The Israeli team was headed by Prime Minister Benjamin Netanyahu’s outgoing National Security Adviser Yaakov Amidror.

A statement issued by the White House noted that the officials also discussed Iran and other regional issues, and that the meeting was part of a series of regular discussions within the framework of the good relations between the two countries. But the meeting comes at a time when Israel finds itself facing an increased threat.

A senior Syrian official on Monday issued a first direct warning that if attacked, his country would retaliate against Israel. Khalaf Muftah, a senior Baath Party official who used to serve as Syria’s assistant information minister, said in a radio interview that Damascus would consider Israel “behind the [Western] aggression and [it] will therefore come under fire.”

“We have strategic weapons and we’re capable of responding,” he said. “Normally the strategic weapons are aimed at Israel.”

Muftah concluded with a warning that “If the US or Israel make the mistake of taking advantage of the chemical issue… the region will go up in flames… that will affect security not only in the region but across the world.”

His words were echoed by Iranian officials, who on Monday shrugged off the threat of a US attack on its close ally Syria, but said that if such a strike were to take place, Israel would suffer.

“[The Americans] are incapable of starting a new war in the region, because of their lacking economic capabilities and their lack of morale,” said Mohammad Reza Naqdi, the commander of the Republican Guards’ elite Basij force.

“No military attack will be waged against Syria,” said Hossein Sheikholeslam, a member of Iran’s Islamic Consultative Assembly. “Yet, if such an incident takes place, which is impossible, the Zionist regime will be the first victim of a military attack on Syria.”

Israeli military officials have indicated they believe it unlikely that Syria would target Israel if the US or others intervened, but Israel has reportedly been taking security precautions just in case.

The Obama administration on Monday toughened its criticism of Syria’s alleged chemical weapons use, with Secretary of State John Kerry cutting short his vacation to deliver a scathing indictment of the Assad regime.

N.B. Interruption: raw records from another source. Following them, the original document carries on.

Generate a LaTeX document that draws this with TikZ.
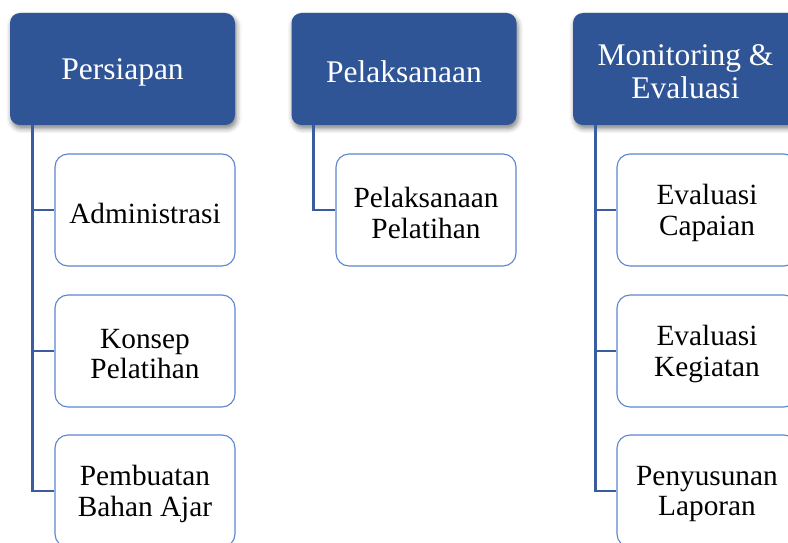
\documentclass[tikz,border=0pt]{standalone}
\usepackage{fontspec}
\setmainfont{Liberation Serif}
\usetikzlibrary{shadows.blur}
\definecolor{hdrblue}{HTML}{2F5597}
\definecolor{lnblue}{HTML}{3A5CA0}
\definecolor{bxblue}{HTML}{5B86CF}
\tikzset{
  header/.style={fill=hdrblue, draw=none, rounded corners=10pt, minimum width=225pt, minimum height=112pt,
    inner sep=0pt,
    blur shadow={shadow xshift=1.5pt, shadow yshift=-3.5pt, shadow blur radius=5pt, shadow opacity=50}},
  headertext/.style={text=white, align=center, inner sep=0pt, yshift=-3pt, font=\fontsize{31.5}{33}\selectfont},
  child/.style={fill=white, draw=bxblue, line width=1.1pt, rounded corners=13pt, minimum width=180pt, minimum height=112pt,
    inner sep=0pt},
  childtext/.style={text=black, align=center, inner sep=0pt, yshift=-3pt, font=\fontsize{29.3}{30.5}\selectfont},
  link/.style={draw=lnblue, line width=2.6pt}
}
\begin{document}
\begin{tikzpicture}[x=1pt,y=1pt]
\useasboundingbox (0,0) rectangle (788,542);
\clip (0,0) rectangle (788,542);
% headers
\node[header, label={[headertext]center:Persiapan}] (H1) at (122.5,473) {};
\node[header, label={[headertext]center:Pelaksanaan}] (H2) at (404,473) {};
\node[header, label={[headertext]center:Monitoring \&\\Evaluasi}] (H3) at (685.5,473) {};
% children col 1
\node[child, label={[childtext]center:Administrasi}] (C11) at (145,332) {};
\node[child, label={[childtext]center:Konsep\\Pelatihan}] (C12) at (145,191) {};
\node[child, label={[childtext]center:Pembuatan\\Bahan Ajar}] (C13) at (145,51) {};
% col 2
\node[child, label={[childtext]center:Pelaksanaan\\Pelatihan}] (C21) at (426,332) {};
% col 3
\node[child, label={[childtext]center:Evaluasi\\Capaian}] (C31) at (707,332) {};
\node[child, label={[childtext]center:Evaluasi\\Kegiatan}] (C32) at (707,191) {};
\node[child, label={[childtext]center:Penyusunan\\Laporan}] (C33) at (707,51) {};
% connectors
\draw[link] ([xshift=22.5pt]H1.south west) |- (C13.west);
\draw[link] ([xshift=22.5pt]H1.south west) |- (C11.west);
\draw[link] ([xshift=22.5pt]H1.south west) |- (C12.west);
\draw[link] ([xshift=22pt]H2.south west) |- (C21.west);
\draw[link] ([xshift=22.5pt]H3.south west) |- (C33.west);
\draw[link] ([xshift=22.5pt]H3.south west) |- (C31.west);
\draw[link] ([xshift=22.5pt]H3.south west) |- (C32.west);
\end{tikzpicture}
\end{document}
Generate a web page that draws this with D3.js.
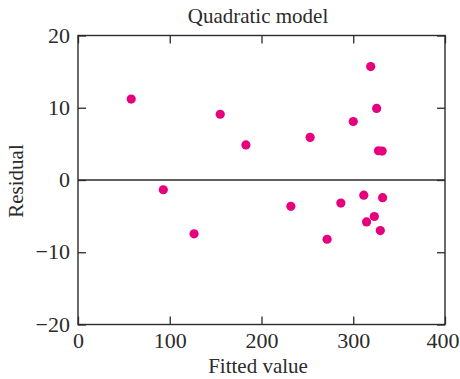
<!DOCTYPE html>
<html><head><meta charset="utf-8">
<script src="https://cdn.jsdelivr.net/npm/d3@7"></script>
<style>body{margin:0;background:#fff}svg{display:block}</style>
</head><body>
<svg id="c" width="460" height="379"></svg>
<script>
const fitted   = [58, 155, 183, 253, 300, 319, 325.5, 327.5, 331.5, 93, 126.5, 232, 271.5, 286.5, 311.5, 314.5, 323, 329.5, 332];
const residual = [11.2, 9.1, 4.85, 5.9, 8.1, 15.7, 9.9, 4.05, 4.0, -1.35, -7.45, -3.65, -8.2, -3.2, -2.1, -5.8, -5.05, -7.0, -2.45];
const xTicks = [0, 100, 200, 300, 400];
const yTicks = [-20, -10, 0, 10, 20];
const title = "Quadratic model", xLabel = "Fitted value", yLabel = "Residual";

const svg = d3.select("#c");
const L = 78, R = 445, T = 35.5, B = 324.5;
const x = d3.scaleLinear().domain([0, 400]).range([L, R]);
const y = d3.scaleLinear().domain([-20, 20]).range([B, T]);
const font = "'Liberation Serif','Times New Roman',serif";
const ink = "#2b2b2b";

// zero line
svg.append("line").attr("x1", L).attr("x2", R).attr("y1", y(0)).attr("y2", y(0))
  .attr("stroke", ink).attr("stroke-width", 1.3);

// frame
svg.append("rect").attr("x", L).attr("y", T).attr("width", R - L).attr("height", B - T)
  .attr("fill", "none").attr("stroke", ink).attr("stroke-width", 1.4);

const fmt = d => d < 0 ? "\u2212" + Math.abs(d) : String(d);
const tl = 8;
const ax = svg.append("g").attr("transform", `translate(0,${B})`)
  .call(d3.axisBottom(x).tickValues(xTicks).tickSizeInner(-tl).tickSizeOuter(0).tickFormat(fmt));
const axT = svg.append("g").attr("transform", `translate(0,${T})`)
  .call(d3.axisTop(x).tickValues(xTicks).tickSizeInner(-tl).tickSizeOuter(0).tickFormat(""));
const ay = svg.append("g").attr("transform", `translate(${L},0)`)
  .call(d3.axisLeft(y).tickValues(yTicks).tickSizeInner(-tl).tickSizeOuter(0).tickFormat(fmt));
const ayR = svg.append("g").attr("transform", `translate(${R},0)`)
  .call(d3.axisRight(y).tickValues(yTicks).tickSizeInner(-tl).tickSizeOuter(0).tickFormat(""));

[ax, axT, ay, ayR].forEach(g => {
  g.select(".domain").remove();
  g.selectAll("line").attr("stroke", ink).attr("stroke-width", 1.3);
  g.selectAll("text").attr("fill", ink).style("font-family", font).style("font-size", "22px");
});
ax.selectAll("text").attr("dy", null).attr("y", 23);
// keep the last label inside the picture, as in the reference
ax.selectAll("text").filter(d => d === xTicks[xTicks.length - 1])
  .attr("text-anchor", "end").attr("x", 14);
ay.selectAll("text").attr("dy", "0.3em").attr("x", -8);

// points
svg.append("g").selectAll("circle").data(fitted).join("circle")
  .attr("cx", d => x(d)).attr("cy", (d, i) => y(residual[i])).attr("r", 4.6)
  .attr("fill", "#e6007e");

// labels
svg.append("text").attr("x", 258).attr("y", 23).attr("text-anchor", "middle")
  .style("font-family", font).style("font-size", "21px").attr("fill", ink).text(title);
svg.append("text").attr("x", 258).attr("y", 373).attr("text-anchor", "middle")
  .style("font-family", font).style("font-size", "21px").attr("fill", ink).text(xLabel);
svg.append("text").attr("transform", "translate(23,181) rotate(-90)").attr("text-anchor", "middle")
  .style("font-family", font).style("font-size", "21px").attr("fill", ink).text(yLabel);
</script>
</body></html>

It was the first time the US said unequivocally that the Syrian government was behind a devastating attack that killed hundreds last week.

In an address at the State Department (read the full speech here), Kerry said that chemical attacks were “inexcusable” and “undeniable,” that they defied “the code of morality” and should “shock the conscience of the world.” He called the killing of innocent women and children a “moral obscenity” and reiterated — in what appeared to be a direct threat to the Assad regime — that there must be accountability for the use of such weapons.

In an apparent jab at Russia, which has been insisting that the West does not have sufficient evidence of chemical weapons use to justify an attack on Syria, Kerry said that anyone who thought the evidence of a chemical attack was “contrived” or fabricated “must check their moral conscience.”

Also on Monday, the US State Department canceled a meeting with Russian officials about setting up an international conference to find a political resolution to the Syrian crisis, scheduled for this week. A senior State Department official said Monday the meeting between Undersecretary Wendy Sherman and US Ambassador to Syria Robert Ford with their Russian counterparts was postponed.